Historically, Wisconsin has been a state of the “center.” It was never ultra-left, nor ultra-right. The people typically elected a diverse government. The governor might be a Republican and at least one of the two legislative houses would be led by Democrats or vice versa. Even when the voters saw fit to give one party complete control, the two sides — albeit at times rancorous — typically worked out differences together. That is, until now.
The 2010 landslide that whisked Scott Walker into the governorship and gave complete legislative control to like-minded ultra-conservative Republicans changed everything. This was clearly the chance for what was once a fringe wing of the party to put its stamp on Wisconsin on everything from public workers to the cultural issues — God, guns and gays — that have long been championed by the far right.
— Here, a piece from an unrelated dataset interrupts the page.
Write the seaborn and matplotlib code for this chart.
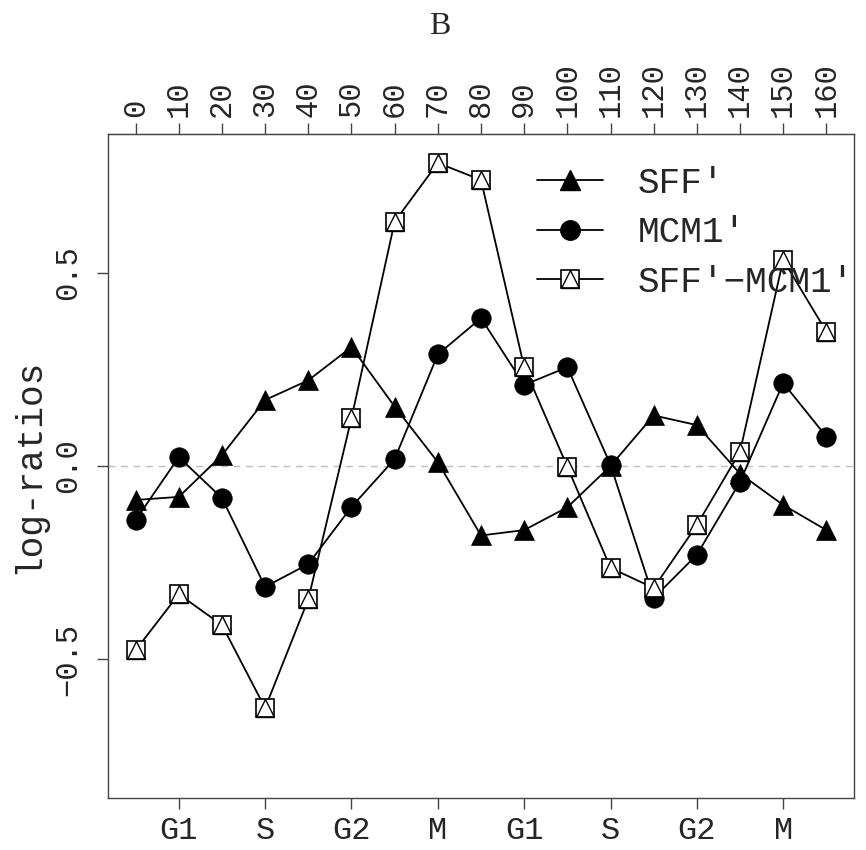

Where once a Republican governor like Tommy Thompson sat down with state employee union representatives regularly to discuss issues, Walker refused to even return phone calls. Where once a Republican governor like Warren Knowles fought to expand parks and protect wildlife habitats, this governor sponsored bills to allow wetland development and weaker DNR control over the state’s natural resources.
Where once Wisconsin was looked to as a laboratory of enlightened government, it is now ground zero for the anti-union, big corporate power grab that is trying to wrest control of all levels of government.
But, as our parents used to tell us, you reap what you sow. And Walker is now presiding over a state where neighbors are turned against neighbors, even family members against each other. It’s a state that seems to have lost the values and the outright decency that made Wisconsin a special place throughout its long, proud history.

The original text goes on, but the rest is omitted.